• [PROBLEM DETAILS]:
All of the data that follows should be retyped exactly, please, except the pictures.

• [AVAILABLE DATA]:
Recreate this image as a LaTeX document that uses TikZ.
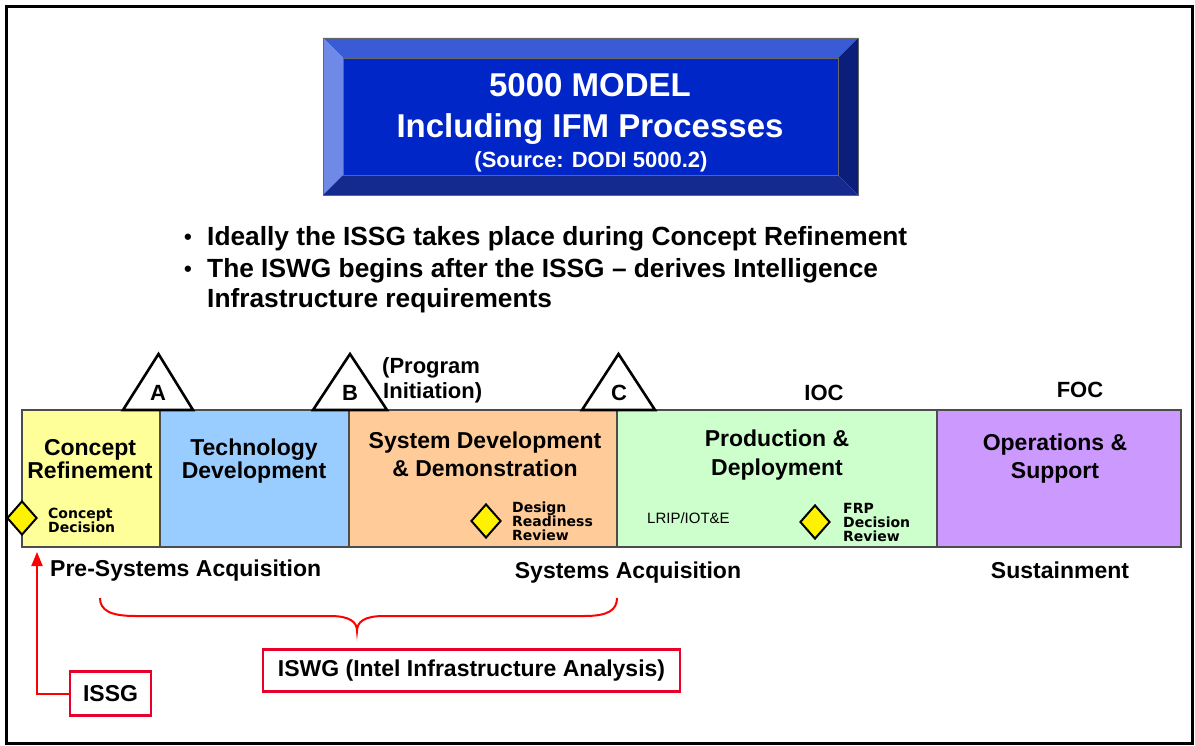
\documentclass[tikz,border=0pt]{standalone}
\usepackage{fontspec}
\setmainfont{Liberation Sans}
\newfontfamily\dvs{DejaVu Sans}
\usetikzlibrary{arrows.meta,shapes.geometric}
\definecolor{bevT}{HTML}{3A5BD6}
\definecolor{bevL}{HTML}{6F8AE6}
\definecolor{bevR}{HTML}{0B1E7A}
\definecolor{bevB}{HTML}{142A8F}
\definecolor{titleblue}{HTML}{0026C8}
\definecolor{cYel}{HTML}{FFFF99}
\definecolor{cBlu}{HTML}{99CCFF}
\definecolor{cOra}{HTML}{FFCC99}
\definecolor{cGre}{HTML}{CCFFCC}
\definecolor{cPur}{HTML}{CC99FF}
\definecolor{boxred}{HTML}{E8002A}
\begin{document}
\begin{tikzpicture}[x=1pt,y=-1pt,
  phase/.style={draw=black!70,line width=1.2pt,inner sep=0,minimum height=137},
  ptext/.style={font=\bfseries\fontsize{23}{28}\selectfont,anchor=base,inner sep=0},
  tri/.style={draw=black,fill=white,line width=2.6pt,line join=miter},
  trilabel/.style={font=\bfseries\fontsize{22}{26}\selectfont,anchor=base,inner sep=0},
  dia/.style={diamond,draw=black,line width=2pt,fill=yellow,inner sep=0,minimum width=30,minimum height=34},
  small/.style={font=\dvs\bfseries\fontsize{14}{15}\selectfont,anchor=base west,inner sep=0},
  acq/.style={font=\bfseries\fontsize{23}{26}\selectfont,anchor=base,inner sep=0},
  redbox/.style={draw=boxred,line width=2.6pt,fill=white,inner sep=0,font=\bfseries\fontsize{23}{26}\selectfont},
  redline/.style={draw=red,line width=2pt},
  bullet/.style={font=\bfseries\fontsize{26.3}{31}\selectfont,anchor=base west,inner sep=0},
  bdot/.style={font=\bfseries\fontsize{22}{24}\selectfont,anchor=base,inner sep=0}
]
\useasboundingbox (0,0) rectangle (1195,746);
% outer frame
\node[draw=black,line width=3pt,minimum width=1185.5,minimum height=736,inner sep=0] (frame) at (599.25,375) {};
% title bevel box
\fill[bevT] (323,38) -- (858,38) -- (838,58) -- (343,58) -- cycle;
\fill[bevL] (323,38) -- (343,58) -- (343,175) -- (323,195) -- cycle;
\fill[bevR] (858,38) -- (858,195) -- (838,175) -- (838,58) -- cycle;
\fill[bevB] (323,195) -- (343,175) -- (838,175) -- (858,195) -- cycle;
\node[fill=titleblue,draw=black!60,line width=0.6pt,minimum width=495,minimum height=117,inner sep=0] (titlebox) at (590.5,116.5) {};
\draw[black!60,line width=0.8pt] (323,38) rectangle (858,195);
\node[font=\bfseries\fontsize{33}{36}\selectfont,text=white,anchor=base,inner sep=0] (t1) at (590,97) {5000 MODEL};
\node[font=\bfseries\fontsize{33}{36}\selectfont,text=white,anchor=base,inner sep=0] (t2) at (590,138) {Including IFM Processes};
\node[font=\bfseries\fontsize{22}{26}\selectfont,text=white,anchor=base,inner sep=0] (t3) at (591,168) {(Source: DODI 5000.2)};
% bullets
\node[bdot] (bu1) at (188,245) {•};
\node[bdot] (bu2) at (188,277) {•};
\node[bullet] (b1) at (207,246) {Ideally the ISSG takes place during Concept Refinement};
\node[bullet] (b2) at (207,278) {The ISWG begins after the ISSG -- derives Intelligence};
\node[bullet] (b3) at (207,308) {Infrastructure requirements};
% phase bar
\node[phase,fill=cYel,minimum width=138] (cr) at (91,478.5) {};
\node[phase,fill=cBlu,minimum width=189] (td) at (254.5,478.5) {};
\node[phase,fill=cOra,minimum width=268] (sdd) at (483,478.5) {};
\node[phase,fill=cGre,minimum width=320] (pd) at (777,478.5) {};
\node[phase,fill=cPur,minimum width=244] (os) at (1059,478.5) {};
% phase labels
\node[ptext] (cr1) at (90,455) {Concept};
\node[ptext] (cr2) at (90,478) {Refinement};
\node[ptext] (td1) at (254,455) {Technology};
\node[ptext] (td2) at (254,478) {Development};
\node[ptext] (sd1) at (485,448) {System Development};
\node[ptext] (sd2) at (485,476) {\& Demonstration};
\node[ptext] (pd1) at (777,446) {Production \&};
\node[ptext] (pd2) at (777,475) {Deployment};
\node[ptext] (os1) at (1055,450) {Operations \&};
\node[ptext] (os2) at (1055,478) {Support};
% milestone triangles
\draw[tri] (123,410) -- (158.5,354) -- (193,410) -- cycle;
\draw[tri] (313,410) -- (350,354) -- (387,410) -- cycle;
\draw[tri] (582,410) -- (618.5,354) -- (655,410) -- cycle;
\node[trilabel] (mA) at (158,400) {A};
\node[trilabel] (mB) at (350,400) {B};
\node[trilabel] (mC) at (619,400) {C};
\node[font=\bfseries\fontsize{22}{25}\selectfont,anchor=base west,inner sep=0] (pi1) at (382,373) {(Program};
\node[font=\bfseries\fontsize{22}{25}\selectfont,anchor=base west,inner sep=0] (pi2) at (383,398) {Initiation)};
\node[trilabel] (ioc) at (824,400) {IOC};
\node[trilabel] (foc) at (1080,397) {FOC};
% decision diamonds
\node[dia] (dcd) at (22,518) {};
\node[small] (cd1) at (48,518) {Concept};
\node[small] (cd2) at (48,532) {Decision};
\node[dia] (ddr) at (486,521) {};
\node[small] (dr1) at (512,512) {Design};
\node[small] (dr2) at (512,526) {Readiness};
\node[small] (dr3) at (512,540) {Review};
\node[dia] (dfrp) at (815,522) {};
\node[small] (fr1) at (843,513) {FRP};
\node[small] (fr2) at (843,527) {Decision};
\node[small] (fr3) at (843,541) {Review};
\node[font=\fontsize{15}{17}\selectfont,anchor=base west,inner sep=0] (lrip) at (647,523.5) {LRIP/IOT\&E};
% acquisition labels
\node[acq,anchor=base west] (pre) at (50,576) {Pre-Systems Acquisition};
\node[acq] (sys) at (628,578) {Systems Acquisition};
\node[acq] (sus) at (1060,578) {Sustainment};
% ISSG / ISWG boxes
\node[redbox,minimum width=81,minimum height=44] (issg) at (110.5,693.5) {ISSG};
\node[redbox,minimum width=417,minimum height=42] (iswg) at (471.5,670.5) {ISWG (Intel Infrastructure Analysis)};
\coordinate (arrtip) at (37,552);
\draw[redline,-{Triangle[length=14pt,width=11pt]}] (issg.west) -| (arrtip);
% brace
\coordinate (brL) at (100,598);
\coordinate (brR) at (617,598);
\coordinate (brTip) at (357,631);
\draw[redline] (brL) .. controls (100,610) and (110,616) .. (135,616) -- (330,616)
  .. controls (350,616) and (357,622) .. (brTip)
  .. controls (357,622) and (364,616) .. (384,616) -- (585,616)
  .. controls (608,616) and (617,610) .. (brR);
\end{tikzpicture}
\end{document}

• [RIGHT ANSWER]:
Recreate this image as a LaTeX document that uses TikZ.
\documentclass[tikz,border=0pt]{standalone}
\usepackage{fontspec}
\setmainfont{Liberation Sans}
\newfontfamily\dvs{DejaVu Sans}
\usetikzlibrary{arrows.meta,shapes.geometric}
\definecolor{bevT}{HTML}{3A5BD6}
\definecolor{bevL}{HTML}{6F8AE6}
\definecolor{bevR}{HTML}{0B1E7A}
\definecolor{bevB}{HTML}{142A8F}
\definecolor{titleblue}{HTML}{0026C8}
\definecolor{cYel}{HTML}{FFFF99}
\definecolor{cBlu}{HTML}{99CCFF}
\definecolor{cOra}{HTML}{FFCC99}
\definecolor{cGre}{HTML}{CCFFCC}
\definecolor{cPur}{HTML}{CC99FF}
\definecolor{boxred}{HTML}{E8002A}
\begin{document}
\begin{tikzpicture}[x=1pt,y=-1pt,
  phase/.style={draw=black!70,line width=1.2pt,inner sep=0,minimum height=137},
  ptext/.style={font=\bfseries\fontsize{23}{28}\selectfont,anchor=base,inner sep=0},
  tri/.style={draw=black,fill=white,line width=2.6pt,line join=miter},
  trilabel/.style={font=\bfseries\fontsize{22}{26}\selectfont,anchor=base,inner sep=0},
  dia/.style={diamond,draw=black,line width=2pt,fill=yellow,inner sep=0,minimum width=30,minimum height=34},
  small/.style={font=\dvs\bfseries\fontsize{14}{15}\selectfont,anchor=base west,inner sep=0},
  acq/.style={font=\bfseries\fontsize{23}{26}\selectfont,anchor=base,inner sep=0},
  redbox/.style={draw=boxred,line width=2.6pt,fill=white,inner sep=0,font=\bfseries\fontsize{23}{26}\selectfont},
  redline/.style={draw=red,line width=2pt},
  bullet/.style={font=\bfseries\fontsize{26.3}{31}\selectfont,anchor=base west,inner sep=0},
  bdot/.style={font=\bfseries\fontsize{22}{24}\selectfont,anchor=base,inner sep=0}
]
\useasboundingbox (0,0) rectangle (1195,746);
% outer frame
\node[draw=black,line width=3pt,minimum width=1185.5,minimum height=736,inner sep=0] (frame) at (599.25,375) {};
% title bevel box
\fill[bevT] (323,38) -- (858,38) -- (838,58) -- (343,58) -- cycle;
\fill[bevL] (323,38) -- (343,58) -- (343,175) -- (323,195) -- cycle;
\fill[bevR] (858,38) -- (858,195) -- (838,175) -- (838,58) -- cycle;
\fill[bevB] (323,195) -- (343,175) -- (838,175) -- (858,195) -- cycle;
\node[fill=titleblue,draw=black!60,line width=0.6pt,minimum width=495,minimum height=117,inner sep=0] (titlebox) at (590.5,116.5) {};
\draw[black!60,line width=0.8pt] (323,38) rectangle (858,195);
\node[font=\bfseries\fontsize{33}{36}\selectfont,text=white,anchor=base,inner sep=0] (t1) at (590,97) {5000 MODEL};
\node[font=\bfseries\fontsize{33}{36}\selectfont,text=white,anchor=base,inner sep=0] (t2) at (590,138) {Including IFM Processes};
\node[font=\bfseries\fontsize{22}{26}\selectfont,text=white,anchor=base,inner sep=0] (t3) at (591,168) {(Source: DODI 5000.2)};
% bullets
\node[bdot] (bu1) at (188,245) {•};
\node[bdot] (bu2) at (188,277) {•};
\node[bullet] (b1) at (207,246) {Ideally the ISSG takes place during Concept Refinement};
\node[bullet] (b2) at (207,278) {The ISWG begins after the ISSG -- derives Intelligence};
\node[bullet] (b3) at (207,308) {Infrastructure requirements};
% phase bar
\node[phase,fill=cYel,minimum width=138] (cr) at (91,478.5) {};
\node[phase,fill=cBlu,minimum width=189] (td) at (254.5,478.5) {};
\node[phase,fill=cOra,minimum width=268] (sdd) at (483,478.5) {};
\node[phase,fill=cGre,minimum width=320] (pd) at (777,478.5) {};
\node[phase,fill=cPur,minimum width=244] (os) at (1059,478.5) {};
% phase labels
\node[ptext] (cr1) at (90,455) {Concept};
\node[ptext] (cr2) at (90,478) {Refinement};
\node[ptext] (td1) at (254,455) {Technology};
\node[ptext] (td2) at (254,478) {Development};
\node[ptext] (sd1) at (485,448) {System Development};
\node[ptext] (sd2) at (485,476) {\& Demonstration};
\node[ptext] (pd1) at (777,446) {Production \&};
\node[ptext] (pd2) at (777,475) {Deployment};
\node[ptext] (os1) at (1055,450) {Operations \&};
\node[ptext] (os2) at (1055,478) {Support};
% milestone triangles
\draw[tri] (123,410) -- (158.5,354) -- (193,410) -- cycle;
\draw[tri] (313,410) -- (350,354) -- (387,410) -- cycle;
\draw[tri] (582,410) -- (618.5,354) -- (655,410) -- cycle;
\node[trilabel] (mA) at (158,400) {A};
\node[trilabel] (mB) at (350,400) {B};
\node[trilabel] (mC) at (619,400) {C};
\node[font=\bfseries\fontsize{22}{25}\selectfont,anchor=base west,inner sep=0] (pi1) at (382,373) {(Program};
\node[font=\bfseries\fontsize{22}{25}\selectfont,anchor=base west,inner sep=0] (pi2) at (383,398) {Initiation)};
\node[trilabel] (ioc) at (824,400) {IOC};
\node[trilabel] (foc) at (1080,397) {FOC};
% decision diamonds
\node[dia] (dcd) at (22,518) {};
\node[small] (cd1) at (48,518) {Concept};
\node[small] (cd2) at (48,532) {Decision};
\node[dia] (ddr) at (486,521) {};
\node[small] (dr1) at (512,512) {Design};
\node[small] (dr2) at (512,526) {Readiness};
\node[small] (dr3) at (512,540) {Review};
\node[dia] (dfrp) at (815,522) {};
\node[small] (fr1) at (843,513) {FRP};
\node[small] (fr2) at (843,527) {Decision};
\node[small] (fr3) at (843,541) {Review};
\node[font=\fontsize{15}{17}\selectfont,anchor=base west,inner sep=0] (lrip) at (647,523.5) {LRIP/IOT\&E};
% acquisition labels
\node[acq,anchor=base west] (pre) at (50,576) {Pre-Systems Acquisition};
\node[acq] (sys) at (628,578) {Systems Acquisition};
\node[acq] (sus) at (1060,578) {Sustainment};
% ISSG / ISWG boxes
\node[redbox,minimum width=81,minimum height=44] (issg) at (110.5,693.5) {ISSG};
\node[redbox,minimum width=417,minimum height=42] (iswg) at (471.5,670.5) {ISWG (Intel Infrastructure Analysis)};
\coordinate (arrtip) at (37,552);
\draw[redline,-{Triangle[length=14pt,width=11pt]}] (issg.west) -| (arrtip);
% brace
\coordinate (brL) at (100,598);
\coordinate (brR) at (617,598);
\coordinate (brTip) at (357,631);
\draw[redline] (brL) .. controls (100,610) and (110,616) .. (135,616) -- (330,616)
  .. controls (350,616) and (357,622) .. (brTip)
  .. controls (357,622) and (364,616) .. (384,616) -- (585,616)
  .. controls (608,616) and (617,610) .. (brR);
\end{tikzpicture}
\end{document}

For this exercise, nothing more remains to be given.